Am lautesten protestierte die regierungsnahe Ismailaga-Gemeinde, die in den vergangenen Jahren oft für negative Schlagzeilen gesorgt hat - zuletzt wegen der Heirat eines sechsjährigen Mädchens mit einem religiösen Führer ihres Ordens. Der Fall löste landesweit Empörung aus. Ismailaga spricht seit Jahren eine Wahlempfehlung zugunsten von Staatspräsident Recep Tayyip Erdogan aus.
Der Einfluss islamistischer Orden
Laut Untersuchungen haben vier bis sechs Prozent der türkischen Bevölkerung eine Verbindung zu solchen islamistischen Orden und Bruderschaften. "Aber der Einfluss dieser Orden ist weit größer als ihre Mitgliederzahl vermuten lässt", betont die Expertin Cavdar. Dies liege daran, dass sie gut organisiert seien und enge und pragmatische Beziehungen zur Bürokratie und Politik pflegten - und das seit mehr als 200 Jahren.
Cavdar zufolge übernehmen Bruderschaften wie die Naksibendi, zu der auch die Ismailaga-Gemeinde gehört, bereits seit dem frühen 19. Jahrhundert wichtige Aufgaben im Staatsapparat. Auch in Politik und Bürokratie habe die Zusammenarbeit eine lange Tradition, weil einige im Staat glaubten, dass solche Gruppen "nützlich" sein könnten.
Die Wissenschaftlerin erklärt, dass diese Gruppen Macht nicht aus der Unterstützung durch die Bevölkerung gewinnen, sondern vielmehr aus ihren Beziehungen im Staatsapparat. "Welchen Schaden solche Verhältnisse dem Land zufügen können, haben wir in jüngster Vergangenheit wieder gesehen", fügt sie hinzu.
Gemeint ist der Putschversuch vom 2016, bei dem es um einen Machtkampf zwischen der Regierungspartei AKP und der Bewegung des in den USA lebenden Predigers Fethullah Gülen ging. Auch die Gülen-Bewegung hat jahrelang die AKP unterstützt und dabei den Staat unterwandert. Seit ihrer Vertreibung haben andere Bruderschaften ihren Platz übernommen, wie Medienberichte darlegen. In Ministerien, Justiz, Gesundheit, Schulwesen und Polizei seien diese Bruderschaften inzwischen sehr mächtig.

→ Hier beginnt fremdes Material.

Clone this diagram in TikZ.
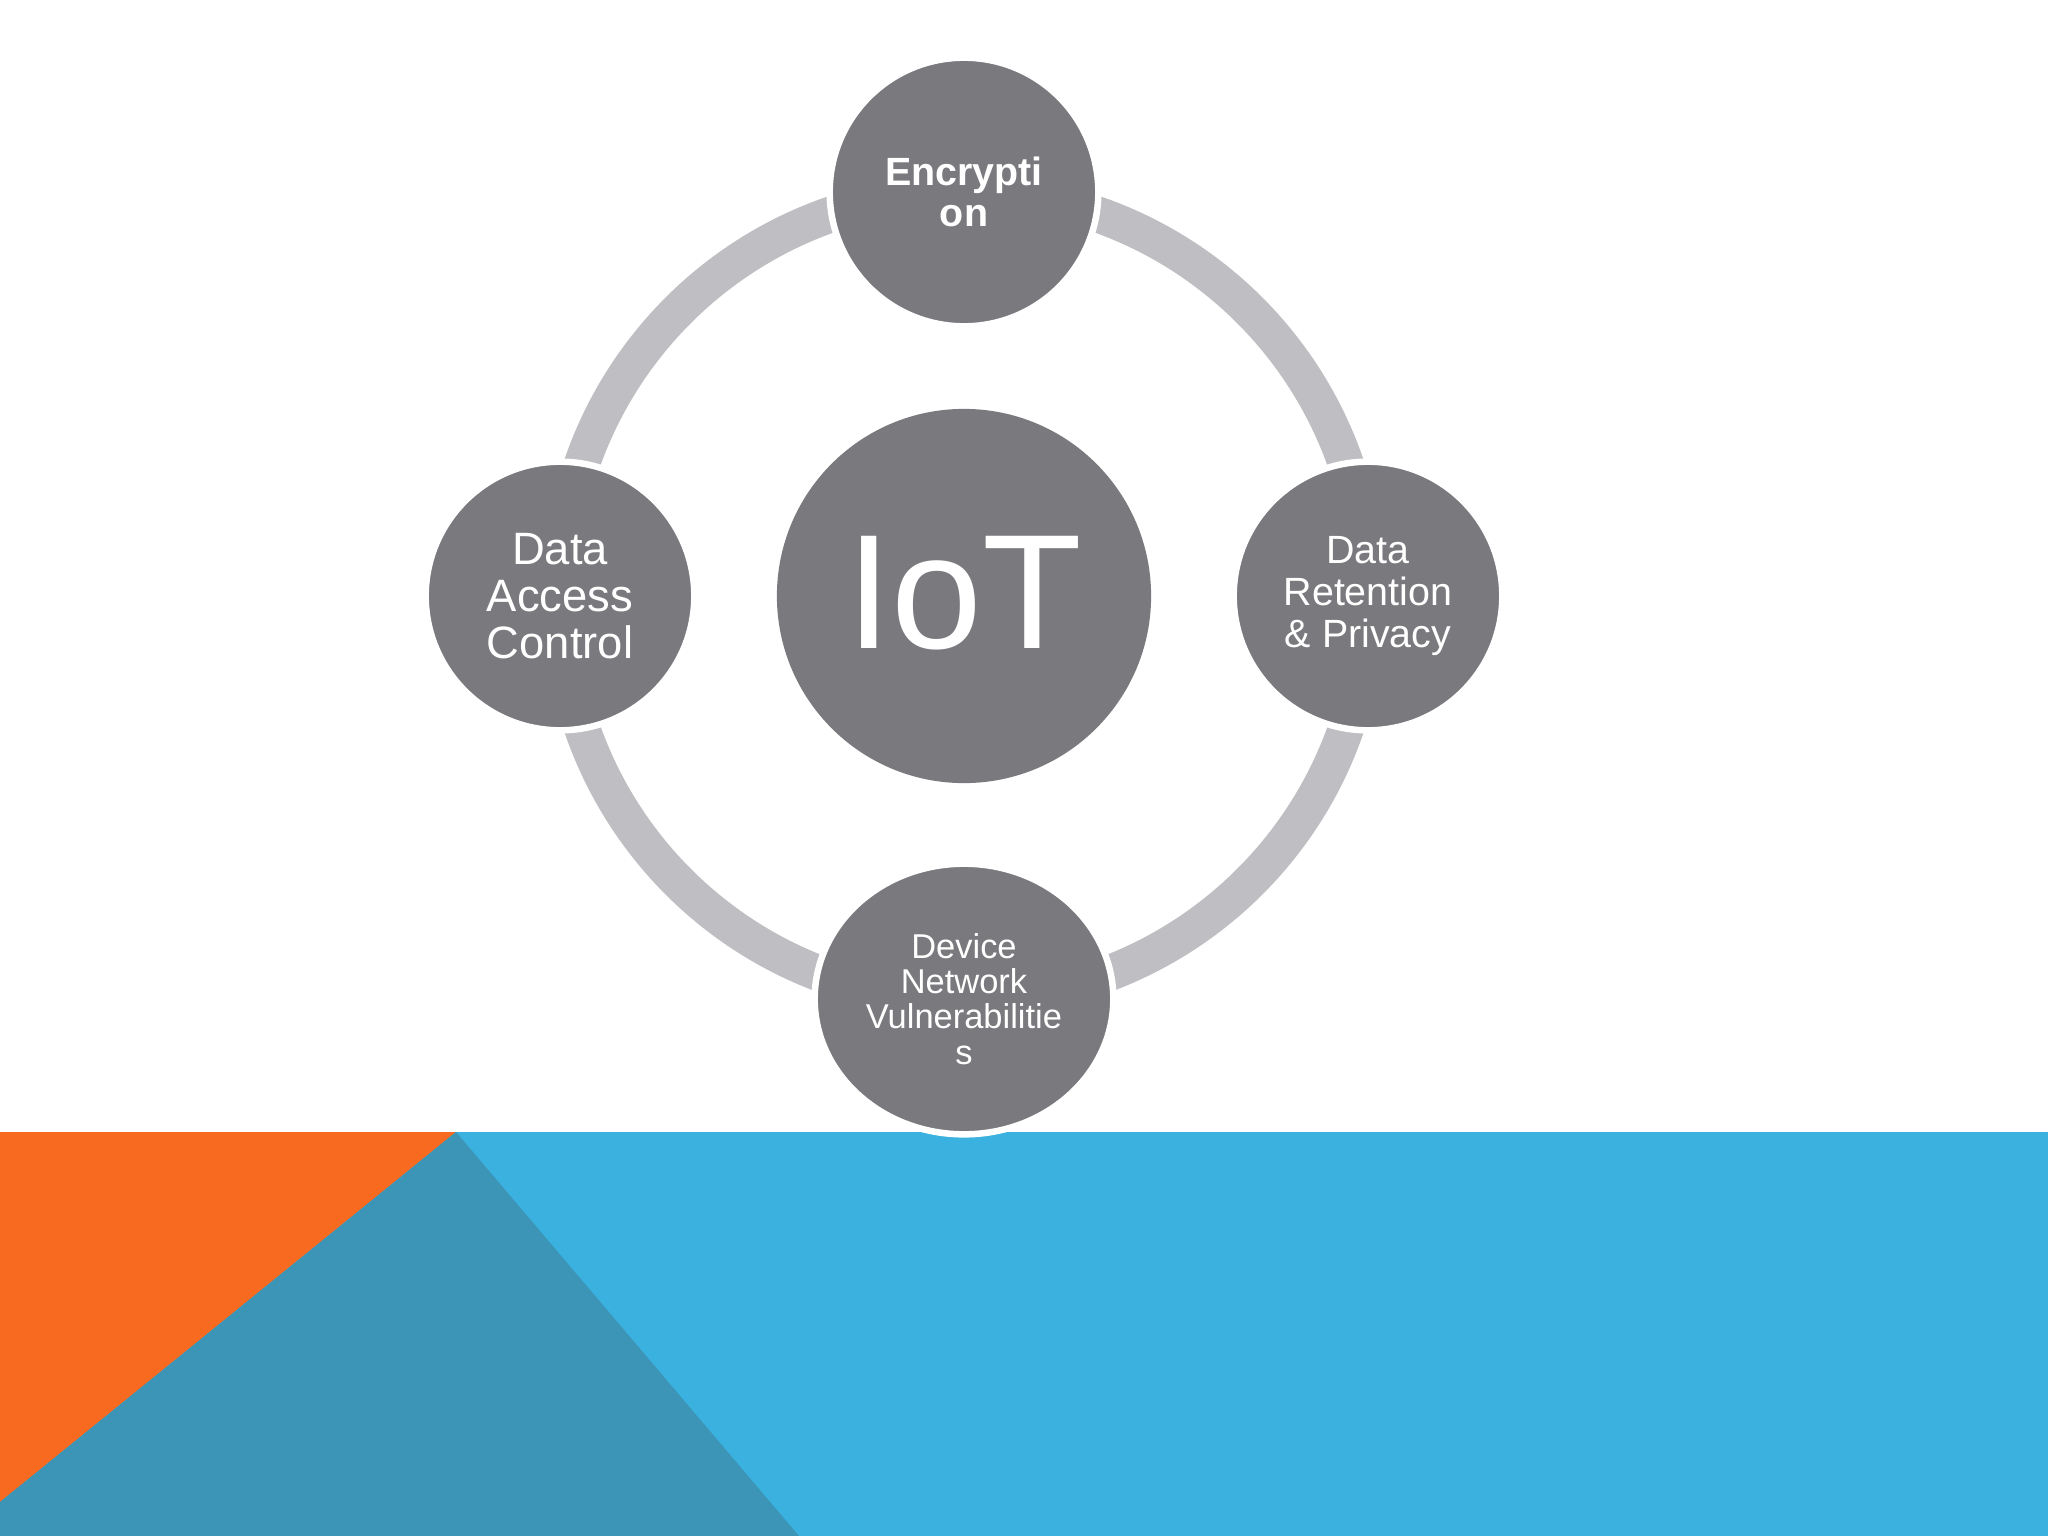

Diese privilegierte Welt darf auch keine fiktive TV-Serie stören. Ihre Vertreter wollten mit aller Kraft verhindern, dass ihre Klientel kritische Serien wie "Rote Knospen" sehen könnte, meint die Expertin. Denn wenn die Vertreter religiös-konservativer Milieus plötzlich anfingen, über sich und ihr Leben nachzudenken, "könnten sie begreifen, dass ihre Träume nie wahr werden", so Cavdar. "Die kritischen Stimmen sollen verstummen, damit die inneren Zirkel in Schach gehalten werden können."